____ AVAILABLE DATA
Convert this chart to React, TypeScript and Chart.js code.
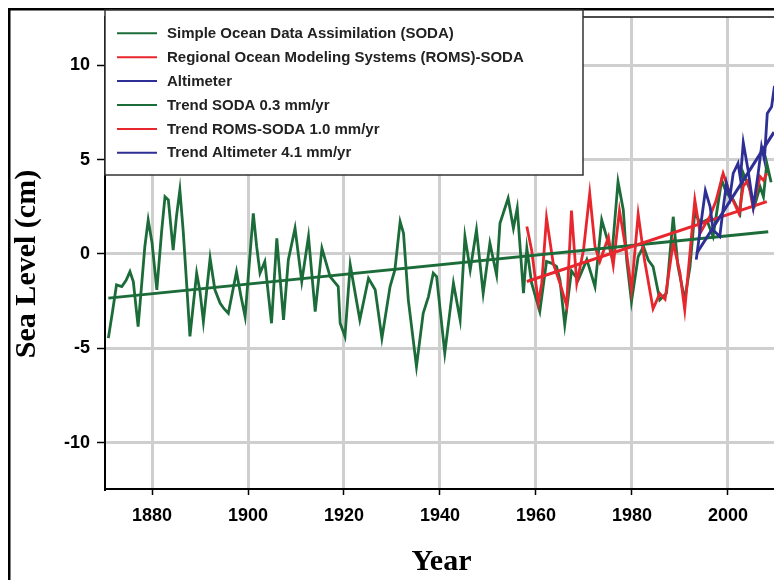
import React, { useEffect, useRef } from "react";
import { Chart, registerables } from "chart.js";

Chart.register(...registerables);

// ---------- data ----------
const X_TICKS = [1880, 1900, 1920, 1940, 1960, 1980, 2000];
const Y_TICKS = [-10, -5, 0, 5, 10];
const X_MIN = 1870.2;
const X_MAX = 2009.6;
const Y_MIN = -12.45;
const Y_MAX = 12.55;

const SERIES_LABELS = [
  "Simple Ocean Data Assimilation (SODA)",
  "Regional Ocean Modeling Systems (ROMS)-SODA",
  "Altimeter",
  "Trend SODA 0.3 mm/yr",
  "Trend ROMS-SODA 1.0 mm/yr",
  "Trend Altimeter 4.1 mm/yr",
];

const SODA_YEARS = [
  1870.9, 1871.8, 1872.6, 1873.7, 1874.6, 1875.4, 1876.1, 1877.1, 1878.5, 1879.2,
  1880.0, 1881.0, 1882.0, 1882.7, 1883.4, 1884.4, 1885.1, 1885.8, 1886.5, 1887.2,
  1887.9, 1889.3, 1890.0, 1890.7, 1892.1, 1893.1, 1894.2, 1895.0, 1895.9, 1897.6,
  1898.5, 1899.4, 1900.3, 1901.1, 1901.8, 1902.5, 1903.5, 1904.9, 1906.0, 1907.4,
  1908.4, 1909.8, 1911.2, 1912.6, 1914.0, 1915.4, 1917.1, 1918.8, 1919.2, 1920.2,
  1921.3, 1923.3, 1925.1, 1926.5, 1927.9, 1929.6, 1930.6, 1931.7, 1932.4, 1933.4,
  1935.1, 1936.5, 1937.6, 1938.6, 1939.3, 1941.0, 1942.8, 1944.2, 1945.2, 1946.3,
  1947.6, 1949.0, 1950.4, 1951.8, 1952.5, 1954.2, 1955.3, 1956.1, 1957.4, 1958.1,
  1959.1, 1960.8, 1962.2, 1963.3, 1964.3, 1965.0, 1966.0, 1967.4, 1968.8, 1970.6,
  1972.3, 1973.7, 1974.7, 1975.8, 1977.1, 1978.2, 1978.9, 1979.9, 1981.3, 1982.4,
  1983.4, 1984.4, 1985.8, 1987.2, 1988.6, 1989.6, 1991.0, 1992.1, 1993.1, 1994.2,
  1995.6, 1996.9, 1998.7, 1999.7, 2001.1, 2002.5, 2003.2, 2004.6, 2005.6, 2006.7,
  2007.4, 2008.1, 2009.0,
];
const SODA_LEVELS = [
  -4.46, -3.0, -1.64, -1.73, -1.4, -0.94, -1.46, -3.85, 0.39, 1.8,
  0.6, -1.9, 1.2, 3.03, 2.86, 0.2, 2.0, 3.39, 1.2, -1.55,
  -4.37, -1.02, -2.0, -3.58, -0.23, -1.9, -2.61, -2.9, -3.14, -0.94,
  -2.2, -3.32, -0.4, 2.15, 0.4, -1.02, -0.41, -3.67, 0.83, -3.49,
  -0.32, 1.36, -1.46, 0.92, -3.05, 0.3, -1.2, -1.73, -3.67, -4.37,
  -0.58, -3.49, -1.29, -1.9, -4.46, -1.73, -0.85, 1.71, 1.1, -2.43,
  -5.96, -3.14, -2.26, -1.02, -1.2, -5.25, -1.55, -3.49, 0.92, -0.85,
  1.27, -2.08, 0.57, -1.11, 1.62, 2.95, 1.36, 2.42, -2.08, 0.3,
  -1.55, -3.05, -0.4, -0.5, -0.67, -1.38, -3.76, -0.9, -1.38, -0.3,
  -1.73, 1.8, 0.92, -0.14, 3.83, 2.33, -0.32, -2.52, -0.14, 0.39,
  -0.32, -0.67, -2.43, -2.08, 1.97, -0.67, -2.43, -0.67, 2.24, 1.62,
  1.8, 0.92, 3.92, 3.21, 2.86, 2.15, 4.27, 3.39, 2.59, 3.56,
  3.03, 4.8, 3.8,
];

const ROMS_YEARS = [
  1958.1, 1959.1, 1960.5, 1961.2, 1962.2, 1963.6, 1965.0, 1966.4, 1967.4, 1968.5,
  1969.9, 1971.2, 1972.3, 1973.3, 1975.1, 1976.1, 1977.4, 1978.9, 1979.9, 1981.3,
  1982.6, 1984.4, 1985.8, 1986.9, 1988.6, 1990.0, 1991.0, 1993.1, 1994.2, 1995.3,
  1996.2, 1997.5, 1999.0, 2000.4, 2002.3, 2003.2, 2004.2, 2005.2, 2006.7, 2007.4,
  2008.1,
];
const ROMS_LEVELS = [
  1.45, 0.2, -2.6, -1.55, 1.9, -0.5, -1.55, -2.75, 2.3, -1.55,
  0.2, 3.2, 0.4, -0.4, 0.9, -0.6, 2.3, 0.0, -1.9, 2.1,
  -0.3, -2.9, -2.1, -2.4, 0.6, -1.0, -2.96, 2.86, 1.1, 1.6,
  1.97, 2.8, 4.27, 3.2, 2.15, 3.6, 3.9, 2.5, 4.1, 3.9,
  4.27,
];

const ALT_YEARS = [
  1993.4, 1994.2, 1995.3, 1996.3, 1996.9, 1998.3, 1999.0, 1999.7, 2000.4, 2001.1,
  2002.1, 2002.6, 2003.2, 2004.2, 2005.3, 2006.3, 2007.0, 2007.6, 2008.2, 2009.1,
  2009.7,
];
const ALT_LEVELS = [
  -0.3, 1.27, 3.35, 2.5, 1.27, 0.92, 2.4, 3.74, 3.0, 4.27,
  4.8, 4.0, 5.9, 4.44, 2.5, 4.27, 5.68, 5.0, 7.44, 7.8,
  8.9,
];

const TREND_SODA_YEARS = [1870.9, 2008.4];
const TREND_SODA_LEVELS = [-2.34, 1.18];
const TREND_ROMS_YEARS = [1958.1, 2008.1];
const TREND_ROMS_LEVELS = [-1.46, 2.77];
const TREND_ALT_YEARS = [1993.5, 2009.6];
const TREND_ALT_LEVELS = [0.04, 6.45];

const GREEN = "#1c6c3a";
const RED = "#e8262e";
const BLUE = "#2e2f94";

const pts = (xs: number[], ys: number[]) => xs.map((x, i) => ({ x, y: ys[i] }));

const SANS = "'Liberation Sans', Arial, Helvetica, sans-serif";
const SERIF = "'Liberation Serif', 'Times New Roman', serif";

const decorPlugin = {
  id: "decor",
  afterDraw(chart: any) {
    const { ctx, chartArea: ca } = chart;
    ctx.save();
    // plot top border
    ctx.strokeStyle = "#111";
    ctx.lineWidth = 1.5;
    ctx.beginPath();
    ctx.moveTo(ca.left, ca.top);
    ctx.lineTo(chart.width, ca.top);
    ctx.stroke();
    // outer frame (left & top)
    ctx.fillStyle = "#000";
    ctx.fillRect(8, 8, chart.width - 8, 2.5);
    ctx.fillRect(8, 8, 2.5, chart.height - 8);
    // legend box
    const bx = ca.left;
    const by = 10;
    const bw = 478;
    const bh = 165;
    ctx.fillStyle = "#fff";
    ctx.fillRect(bx, by, bw, bh);
    ctx.strokeStyle = "#333";
    ctx.lineWidth = 1.5;
    ctx.strokeRect(bx, by, bw, bh);
    ctx.font = `bold 15px ${SANS}`;
    ctx.textAlign = "left";
    ctx.textBaseline = "middle";
    chart.data.datasets.forEach((ds: any, i: number) => {
      const y = 33.3 + i * 23.9;
      ctx.strokeStyle = ds.borderColor;
      ctx.lineWidth = 2;
      ctx.beginPath();
      ctx.moveTo(117, y);
      ctx.lineTo(157, y);
      ctx.stroke();
      ctx.fillStyle = "#222";
      ctx.fillText(ds.label, 167, y + 0.5);
    });
    // axis titles
    ctx.fillStyle = "#000";
    ctx.font = `bold 30px ${SERIF}`;
    ctx.textAlign = "center";
    ctx.textBaseline = "alphabetic";
    ctx.fillText("Year", (ca.left + ca.right) / 2 + 2, 570);
    ctx.translate(35, 264);
    ctx.rotate(-Math.PI / 2);
    ctx.fillText("Sea Level (cm)", 0, 0);
    ctx.restore();
  },
};

export default function App() {
  const ref = useRef<HTMLCanvasElement | null>(null);

  useEffect(() => {
    document.documentElement.style.overflow = "hidden";
    const canvas = ref.current;
    if (!canvas) return;
    const tickFont = { family: SANS, weight: "bold" as const, size: 18 };
    const zeroPad = (s: any) => {
      s.paddingTop = 0;
      s.paddingBottom = 0;
      s.paddingLeft = 0;
      s.paddingRight = 0;
    };
    const chart = new Chart(canvas, {
      type: "line",
      data: {
        datasets: [
          { label: SERIES_LABELS[0], data: pts(SODA_YEARS, SODA_LEVELS), borderColor: GREEN, backgroundColor: GREEN, borderWidth: 2.8, order: 6 },
          { label: SERIES_LABELS[1], data: pts(ROMS_YEARS, ROMS_LEVELS), borderColor: RED, backgroundColor: RED, borderWidth: 2.8, order: 5 },
          { label: SERIES_LABELS[2], data: pts(ALT_YEARS, ALT_LEVELS), borderColor: BLUE, backgroundColor: BLUE, borderWidth: 2.8, order: 1 },
          { label: SERIES_LABELS[3], data: pts(TREND_SODA_YEARS, TREND_SODA_LEVELS), borderColor: GREEN, backgroundColor: GREEN, borderWidth: 3, order: 3 },
          { label: SERIES_LABELS[4], data: pts(TREND_ROMS_YEARS, TREND_ROMS_LEVELS), borderColor: RED, backgroundColor: RED, borderWidth: 3, order: 2 },
          { label: SERIES_LABELS[5], data: pts(TREND_ALT_YEARS, TREND_ALT_LEVELS), borderColor: BLUE, backgroundColor: BLUE, borderWidth: 3, order: 0 },
        ],
      },
      options: {
        animation: false,
        responsive: false,
        events: [],
        layout: { padding: { top: 17, right: 0, bottom: 0, left: 8 } },
        plugins: { legend: { display: false }, tooltip: { enabled: false } },
        elements: { point: { radius: 0 }, line: { tension: 0 } },
        scales: {
          x: {
            type: "linear",
            min: X_MIN,
            max: X_MAX,
            afterBuildTicks: (s: any) => {
              s.ticks = X_TICKS.map((v) => ({ value: v }));
            },
            afterFit: (s: any) => {
              s.height = 91;
              zeroPad(s);
            },
            grid: { color: "#cfcfcf", lineWidth: 3, tickColor: "#000", tickLength: 6, tickWidth: 1.5 },
            border: { display: true, color: "#000", width: 2 },
            ticks: { font: tickFont, color: "#000", padding: 10, maxRotation: 0, autoSkip: false, callback: (v: any) => String(v) },
          },
          y: {
            type: "linear",
            min: Y_MIN,
            max: Y_MAX,
            afterBuildTicks: (s: any) => {
              s.ticks = Y_TICKS.map((v) => ({ value: v }));
            },
            afterFit: (s: any) => {
              s.width = 97;
              zeroPad(s);
            },
            grid: { color: "#cfcfcf", lineWidth: 3, tickColor: "#000", tickLength: 8, tickWidth: 1.5 },
            border: { display: true, color: "#000", width: 2 },
            ticks: { font: tickFont, color: "#000", padding: 7, autoSkip: false, callback: (v: any) => String(v) },
          },
        },
      },
      plugins: [decorPlugin],
    });
    return () => chart.destroy();
  }, []);

  return (
    <div style={{ width: 758, height: 564 }}>
      <canvas
        ref={ref}
        width={774}
        height={580}
        style={{ position: "fixed", left: 0, top: 0, display: "block", width: 774, height: 580 }}
      />
    </div>
  );
}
________
STATED PROBLEM: Return the material line for line, from its beginning to the line that contains "const Y_MAX = 12.55;", with the pictures left out.

FULL RESPONSE:
Convert this chart to React, TypeScript and Chart.js code.
import React, { useEffect, useRef } from "react";
import { Chart, registerables } from "chart.js";

Chart.register(...registerables);

// ---------- data ----------
const X_TICKS = [1880, 1900, 1920, 1940, 1960, 1980, 2000];
const Y_TICKS = [-10, -5, 0, 5, 10];
const X_MIN = 1870.2;
const X_MAX = 2009.6;
const Y_MIN = -12.45;
const Y_MAX = 12.55;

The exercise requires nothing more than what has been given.